Por eso es que entre tanto subsidio y tanta protección, los locales de Dubái no quieren trabajar y las empresas de afuera prefieren extranjeros: valen menos. Están los europeos y los norteamericanos, que ocupan los altos cargos ejecutivos, y el resto, generalmente asiáticos que van a Dubái a probar suerte. Un obrero puede ganar poco más de un millón de pesos por trabajar ocho horas bajo el sol de Oriente Medio. Y trabajo en construcción es lo que hay. Antes de que explotara la burbuja inmobiliaria en 2009, en Dubái estaba la cuarta parte de las grúas de construcción del mundo. Luego de la crisis, que obligó a cancelar proyectos como un hotel debajo del agua y una isla con el mapamundi, el negocio cayó, pero desde hace un par de años ha retomado su ritmo. Durante la crisis, muchas personas que quebraron hacían la maleta como si se fueran de viaje temporal, se iban al aeropuerto, dejaban el carro parqueado y tomaban un avión para nunca volver; era eso o ir a la cárcel, porque en el emirato quien no paga sus deudas termina detrás de rejas.

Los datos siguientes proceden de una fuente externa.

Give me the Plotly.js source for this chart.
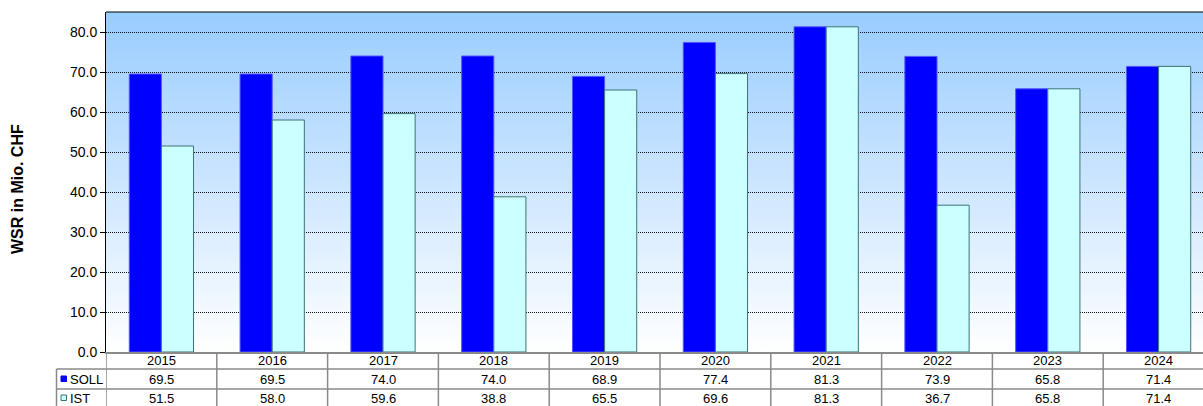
<!DOCTYPE html>
<html>
<head>
<meta charset="utf-8">
<script src="https://cdn.plot.ly/plotly-3.0.1.min.js"></script>
<style>
html,body{margin:0;padding:0;overflow:hidden;background:#fff;}
#chart{width:1215px;height:406px;}
</style>
</head>
<body>
<div id="chart"></div>
<script>
const years = ['2015','2016','2017','2018','2019','2020','2021','2022','2023','2024'];
const soll = [69.5, 69.5, 74.0, 74.0, 68.9, 77.4, 81.3, 73.9, 65.8, 71.4];
const ist  = [51.5, 58.0, 59.6, 38.8, 65.5, 69.6, 81.3, 36.7, 65.8, 71.4];
const seriesNames = ['SOLL', 'IST'];
const yTitle = 'WSR in Mio. CHF';

const W = 1215, H = 406;
const M = {l: 106, r: 1, t: 12, b: 54};
const PW = W - M.l - M.r, PH = H - M.t - M.b;
const px = v => (v - M.l) / PW;
const py = v => (M.t + PH - v) / PH;

const FONT = '"Liberation Sans", Arial, sans-serif';
const GRID = '#8a8a8a';

const gradSvg = '<svg xmlns="http://www.w3.org/2000/svg" width="10" height="100" preserveAspectRatio="none">' +
  '<defs><linearGradient id="g" x1="0" y1="0" x2="0" y2="1">' +
  '<stop offset="0" stop-color="#99CCFF"/><stop offset="1" stop-color="#FFFFFF"/>' +
  '</linearGradient></defs><rect width="10" height="100" fill="url(#g)"/></svg>';
const gradUrl = 'data:image/svg+xml;charset=utf-8,' + encodeURIComponent(gradSvg);

const traces = [
  {type: 'bar', name: seriesNames[0], x: years, y: soll,
   marker: {color: '#0000FF', line: {color: '#5555FF', width: 1}}, hoverinfo: 'x+y'},
  {type: 'bar', name: seriesNames[1], x: years, y: ist,
   marker: {color: '#CCFFFF', line: {color: '#3A7575', width: 1}}, hoverinfo: 'x+y'}
];

const shapes = [];
const annotations = [];
const yBottom = -0.25;
// top border of plot
shapes.push({type: 'line', xref: 'paper', yref: 'paper', x0: 0, x1: 1, y0: 1, y1: 1,
  line: {color: '#000', width: 1}});
// vertical table lines
for (let i = 0; i < years.length; i++) {
  shapes.push({type: 'line', xref: 'x', yref: 'paper', x0: i - 0.5, x1: i - 0.5, y0: 0, y1: yBottom,
    line: {color: GRID, width: 1.5}});
}
// left column vertical
shapes.push({type: 'line', xref: 'paper', yref: 'paper', x0: px(56.5), x1: px(56.5), y0: py(369), y1: yBottom,
  line: {color: GRID, width: 1.5}});
// horizontal table lines
[369, 389].forEach(yy => {
  shapes.push({type: 'line', xref: 'paper', yref: 'paper', x0: px(56.5), x1: 1.05, y0: py(yy), y1: py(yy),
    line: {color: GRID, width: 1.5}});
});
// legend keys
shapes.push({type: 'rect', xref: 'paper', yref: 'paper', x0: px(61), x1: px(66.5), y0: py(381.5), y1: py(376),
  fillcolor: '#0000FF', line: {color: '#0000FF', width: 1}});
shapes.push({type: 'rect', xref: 'paper', yref: 'paper', x0: px(61), x1: px(66.5), y0: py(400.5), y1: py(395),
  fillcolor: '#CCFFFF', line: {color: '#3A7575', width: 1}});

const rowY = [py(361), py(379), py(398.5)];
const TS = 13;
years.forEach((yr, i) => {
  annotations.push({xref: 'x', yref: 'paper', x: i, y: rowY[0], text: yr, showarrow: false,
    xanchor: 'center', yanchor: 'middle', font: {family: FONT, size: TS, color: '#000'}});
  annotations.push({xref: 'x', yref: 'paper', x: i, y: rowY[1], text: soll[i].toFixed(1), showarrow: false,
    xanchor: 'center', yanchor: 'middle', font: {family: FONT, size: TS, color: '#000'}});
  annotations.push({xref: 'x', yref: 'paper', x: i, y: rowY[2], text: ist[i].toFixed(1), showarrow: false,
    xanchor: 'center', yanchor: 'middle', font: {family: FONT, size: TS, color: '#000'}});
});
seriesNames.forEach((n, k) => {
  annotations.push({xref: 'paper', yref: 'paper', x: px(67.5), y: rowY[k + 1], text: n, showarrow: false,
    xanchor: 'left', yanchor: 'middle', font: {family: FONT, size: TS, color: '#000'}});
});
annotations.push({xref: 'paper', yref: 'paper', x: px(18), y: py(189), text: '<b>' + yTitle + '</b>',
  textangle: -90, showarrow: false, xanchor: 'center', yanchor: 'middle',
  font: {family: FONT, size: 16, color: '#000'}});

const layout = {
  width: W, height: H,
  margin: M,
  paper_bgcolor: '#FFFFFF',
  plot_bgcolor: 'rgba(0,0,0,0)',
  showlegend: false,
  barmode: 'group',
  bargap: 0.42,
  bargroupgap: 0,
  font: {family: FONT, color: '#000'},
  xaxis: {type: 'category', range: [-0.5, years.length - 0.5], showticklabels: false, ticks: '',
    showgrid: false, zeroline: false, showline: true, linecolor: GRID, linewidth: 1.5, fixedrange: true},
  yaxis: {range: [0, 85], tickvals: [0,10,20,30,40,50,60,70,80], tickformat: '.1f',
    ticks: 'outside', ticklen: 5, tickcolor: '#000', tickwidth: 1,
    showgrid: true, gridcolor: '#111', griddash: '1px,1px', gridwidth: 1,
    zeroline: false, showline: true, linecolor: '#000', linewidth: 1,
    tickfont: {family: FONT, size: 14, color: '#000'}, fixedrange: true},
  images: [{source: gradUrl, xref: 'paper', yref: 'paper', x: 0, y: 1, sizex: 1, sizey: 1,
    xanchor: 'left', yanchor: 'top', sizing: 'stretch', layer: 'below'}],
  shapes: shapes,
  annotations: annotations
};

Plotly.newPlot('chart', traces, layout, {displayModeBar: false, staticPlot: true});
</script>
</body>
</html>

La empleada doméstica de mis amigos, por ejemplo, se gana un millón de pesos al mes y tiene hospedaje y comida. Le descuentan una parte de su sueldo porque llegó a Dubái a trabajar a un hotel que le prometió un sueldo de 700.000 pesos y le pagaba en realidad 400.000. Por medio de referencias llegó a donde mis amigos que, para “liberarla” (pasaporte incluido), le pagaron al hotel tres millones de pesos.

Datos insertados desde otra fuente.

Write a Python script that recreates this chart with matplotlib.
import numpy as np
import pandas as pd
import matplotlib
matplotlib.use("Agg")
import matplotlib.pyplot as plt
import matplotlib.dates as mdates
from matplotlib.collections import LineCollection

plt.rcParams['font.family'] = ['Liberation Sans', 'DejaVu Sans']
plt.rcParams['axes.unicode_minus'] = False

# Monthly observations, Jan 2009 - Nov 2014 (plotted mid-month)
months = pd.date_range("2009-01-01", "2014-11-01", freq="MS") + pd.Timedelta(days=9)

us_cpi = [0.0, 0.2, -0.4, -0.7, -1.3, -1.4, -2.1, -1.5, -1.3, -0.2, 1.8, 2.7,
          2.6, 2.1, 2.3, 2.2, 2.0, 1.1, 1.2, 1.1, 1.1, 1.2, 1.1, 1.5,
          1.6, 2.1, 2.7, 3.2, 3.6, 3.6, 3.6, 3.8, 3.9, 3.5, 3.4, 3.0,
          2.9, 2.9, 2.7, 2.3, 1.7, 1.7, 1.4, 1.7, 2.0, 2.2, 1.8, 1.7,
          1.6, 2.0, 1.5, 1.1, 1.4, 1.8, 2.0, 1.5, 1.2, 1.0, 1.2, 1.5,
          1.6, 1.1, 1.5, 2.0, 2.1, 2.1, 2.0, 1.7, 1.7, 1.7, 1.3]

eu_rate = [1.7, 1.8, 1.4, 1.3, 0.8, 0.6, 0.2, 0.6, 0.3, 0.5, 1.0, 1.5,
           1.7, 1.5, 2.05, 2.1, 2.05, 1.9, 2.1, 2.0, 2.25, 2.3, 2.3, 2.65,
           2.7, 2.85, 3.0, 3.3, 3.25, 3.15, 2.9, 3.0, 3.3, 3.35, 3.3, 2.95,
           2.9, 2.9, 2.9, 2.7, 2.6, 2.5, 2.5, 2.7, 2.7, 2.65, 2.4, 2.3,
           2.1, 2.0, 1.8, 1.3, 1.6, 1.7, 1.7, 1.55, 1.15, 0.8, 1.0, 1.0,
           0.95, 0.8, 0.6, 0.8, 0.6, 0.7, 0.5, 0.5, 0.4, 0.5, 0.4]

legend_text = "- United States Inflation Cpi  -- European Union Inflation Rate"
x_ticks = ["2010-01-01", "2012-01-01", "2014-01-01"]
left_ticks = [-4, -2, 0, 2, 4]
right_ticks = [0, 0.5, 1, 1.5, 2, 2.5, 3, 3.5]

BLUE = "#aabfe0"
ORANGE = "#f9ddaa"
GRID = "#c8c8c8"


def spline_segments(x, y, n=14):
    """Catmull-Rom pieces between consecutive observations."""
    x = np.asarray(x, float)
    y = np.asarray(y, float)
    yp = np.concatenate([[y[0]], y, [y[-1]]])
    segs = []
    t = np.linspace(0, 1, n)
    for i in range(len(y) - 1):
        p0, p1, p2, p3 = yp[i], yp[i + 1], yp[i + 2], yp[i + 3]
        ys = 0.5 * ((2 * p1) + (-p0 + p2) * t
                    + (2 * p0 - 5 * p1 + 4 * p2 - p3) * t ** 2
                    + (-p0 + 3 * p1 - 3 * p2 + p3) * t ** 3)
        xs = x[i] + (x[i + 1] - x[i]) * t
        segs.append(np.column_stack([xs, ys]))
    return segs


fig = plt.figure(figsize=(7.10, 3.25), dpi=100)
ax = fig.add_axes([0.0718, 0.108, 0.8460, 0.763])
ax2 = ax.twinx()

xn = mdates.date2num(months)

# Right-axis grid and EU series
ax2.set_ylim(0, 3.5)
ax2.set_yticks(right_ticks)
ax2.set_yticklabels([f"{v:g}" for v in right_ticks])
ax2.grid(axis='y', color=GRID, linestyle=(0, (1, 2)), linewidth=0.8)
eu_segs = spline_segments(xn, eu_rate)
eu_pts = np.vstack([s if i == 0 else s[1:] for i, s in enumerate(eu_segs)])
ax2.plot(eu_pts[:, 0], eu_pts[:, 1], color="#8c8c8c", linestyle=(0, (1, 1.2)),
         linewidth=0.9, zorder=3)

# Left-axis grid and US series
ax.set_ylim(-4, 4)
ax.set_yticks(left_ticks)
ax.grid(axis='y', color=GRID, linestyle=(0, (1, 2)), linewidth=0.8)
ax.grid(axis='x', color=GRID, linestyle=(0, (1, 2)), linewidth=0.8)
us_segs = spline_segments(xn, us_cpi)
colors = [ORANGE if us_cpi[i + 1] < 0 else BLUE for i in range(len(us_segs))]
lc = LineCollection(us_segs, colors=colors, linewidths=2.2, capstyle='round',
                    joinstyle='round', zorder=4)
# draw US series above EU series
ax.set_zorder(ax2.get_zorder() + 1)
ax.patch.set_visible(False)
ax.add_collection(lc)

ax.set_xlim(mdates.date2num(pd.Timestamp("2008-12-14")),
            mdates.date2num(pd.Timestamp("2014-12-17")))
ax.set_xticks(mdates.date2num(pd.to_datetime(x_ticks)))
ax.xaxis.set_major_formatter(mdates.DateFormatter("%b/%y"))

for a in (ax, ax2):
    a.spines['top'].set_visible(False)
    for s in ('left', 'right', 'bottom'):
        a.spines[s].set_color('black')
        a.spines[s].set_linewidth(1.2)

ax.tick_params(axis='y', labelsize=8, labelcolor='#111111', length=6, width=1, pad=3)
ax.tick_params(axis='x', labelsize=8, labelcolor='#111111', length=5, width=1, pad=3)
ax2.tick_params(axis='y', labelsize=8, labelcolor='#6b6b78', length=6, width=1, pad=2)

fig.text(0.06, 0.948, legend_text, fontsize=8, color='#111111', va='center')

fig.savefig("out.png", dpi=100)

La situación de los trabajadores rasos en Dubái no es la mejor. Muchos obreros dejan su país y su familia para ganar menos de lo que gana la empleada de mis amigos, y además viven hacinados en viviendas comunales que las grandes empresas construyeron para ellos, en sectores pobres donde se puede ver cómo era Dubái antes de que llegara el petróleo: sin andenes, calles a medio terminar, arena y maleza. Pero no era arena del desierto, que contrario a lo que piensa la gente es la cosa más limpia que existe (yo hice un safari por el desierto, 200.000 pesos por seis horas, y nunca he estado tan limpio en mi vida): la de las zonas pobres es arena tipo Santa Marta (la de la ciudad, no la de la playa), que con solo verla se siente uno sucio. Varios periodistas extranjeros han sufrido represalias después de reportar la situación. A uno de los que se atrevieron a escribir del tema lo siguieron durante días; una noche la policía llegó a donde se hospedaba, lo interrogó durante 18 horas, borró la información de su cámara y de su computador y lo mandó de vuelta a casa.

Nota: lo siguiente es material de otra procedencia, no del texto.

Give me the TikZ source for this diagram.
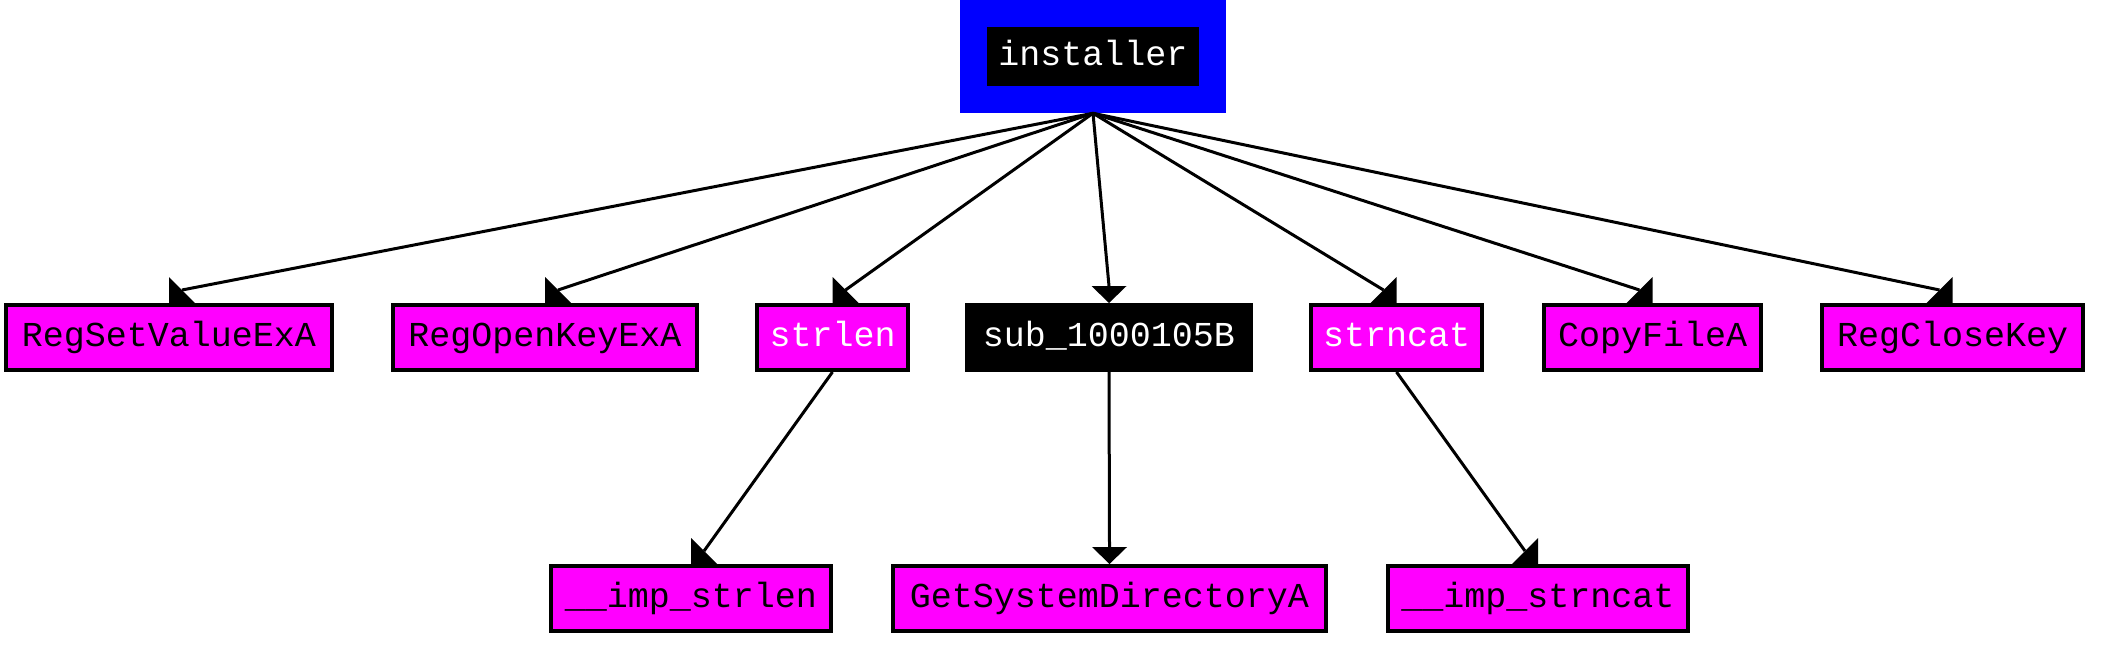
\documentclass[tikz,border=0pt]{standalone}
\usepackage{fontspec}
\setmonofont{Liberation Mono}
\usetikzlibrary{calc}
\definecolor{fnmag}{HTML}{FF00FF}
\definecolor{fnblue}{HTML}{0000FF}
\newcommand\edgeLft[2]{%
  \draw[edge] (#1) -- ($(#2.north)+(13,-13)$);
  \fill ($(#2.north)+(0,-26)$) -- (#2.north) -- ($(#2.north)+(26,0)$) -- cycle;}
\newcommand\edgeRgt[2]{%
  \draw[edge] (#1) -- ($(#2.north)+(-13,-13)$);
  \fill ($(#2.north)+(0,-26)$) -- (#2.north) -- ($(#2.north)+(-26,0)$) -- cycle;}
\newcommand\edgeDwn[2]{%
  \draw[edge] (#1) -- ($(#2.north)+(0,-17)$);
  \fill (#2.north) -- ($(#2.north)+(-17.5,-17)$) -- ($(#2.north)+(17.5,-17)$) -- cycle;}
\begin{document}
\begin{tikzpicture}[x=1pt,y=-1pt,
  lbl/.style={font=\ttfamily\fontsize{35}{35}\selectfont, text height=25pt, text depth=8pt},
  fn/.style={lbl, draw=black, line width=4pt, fill=fnmag, inner sep=0pt, outer sep=2pt, minimum height=65pt},
  fnw/.style={fn, text=white},
  subbox/.style={fn, fill=black, text=white},
  edge/.style={line width=3pt, black}]
\useasboundingbox (0,0) rectangle (2114,659);
\node[lbl, draw=fnblue, fill=black, text=white, line width=27pt, outer sep=13.5pt, inner sep=0pt,
      minimum width=239pt, minimum height=86.5pt] (installer) at (1093,56.5) {installer};
% row 1
\node[fn,  minimum width=326pt] (rsv)  at (169,337.5)    {RegSetValueExA};
\node[fn,  minimum width=304pt] (rok)  at (545,337.5)    {RegOpenKeyExA};
\node[fnw, minimum width=151pt] (slen) at (832.5,337.5)  {strlen};
\node[subbox, minimum width=284pt] (sub) at (1109,337.5) {sub\_1000105B};
\node[fnw, minimum width=171pt] (scat) at (1396.5,337.5) {strncat};
\node[fn,  minimum width=217pt] (cfa)  at (1652.5,337.5) {CopyFileA};
\node[fn,  minimum width=261pt] (rck)  at (1952.5,337.5) {RegCloseKey};
% row 2
\node[fn, minimum width=280pt] (islen) at (691,598.5)    {\_\_imp\_strlen};
\node[fn, minimum width=433pt] (gsd)   at (1109.5,598.5) {GetSystemDirectoryA};
\node[fn, minimum width=300pt] (iscat) at (1538,598.5)   {\_\_imp\_strncat};
% edges
\edgeLft{installer.south}{rsv}
\edgeLft{installer.south}{rok}
\edgeLft{installer.south}{slen}
\edgeDwn{installer.south}{sub}
\edgeRgt{installer.south}{scat}
\edgeRgt{installer.south}{cfa}
\edgeRgt{installer.south}{rck}
\edgeLft{slen.south}{islen}
\edgeDwn{sub.south}{gsd}
\edgeRgt{scat.south}{iscat}
\end{tikzpicture}
\end{document}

Y aunque yo visité parte de ese Dubái oscuro que soporta la gran ciudad de los excesos, abandoné Emiratos Árabes por voluntad propia, con mis equipos intactos y sin necesidad de ser escoltado por la policía. El taxi de la casa al aeropuerto me costó 40.000 pesos y en el aeropuerto me comí un plato árabe por 10.000 más. De regreso a Bogotá, sin mar, sin hotel siete estrellas, sin metro de lujo, sin Lamborghinis, con la Torre Colpatria en vez del Burj Khalifa, con la séptima trancada en vez de las autopistas de doce carriles y con Mundo Aventura en reemplazo de Mundo Ferrari, que tiene una montaña rusa que va de 0 a 240 km/h en 4,9 segundos, pagué 30.000 pesos al taxi que me llevó de vuelta a casa (uno de esos pequeños a los que llaman “zapaticos”) y más tarde comí en un restaurante donde por un tostón con queso, tomate y orégano (nada de carne) pagué 35.000 más propina. ¿Cara Dubái? Cara Bogotá, que se vende como ciudad y es un roto invivible.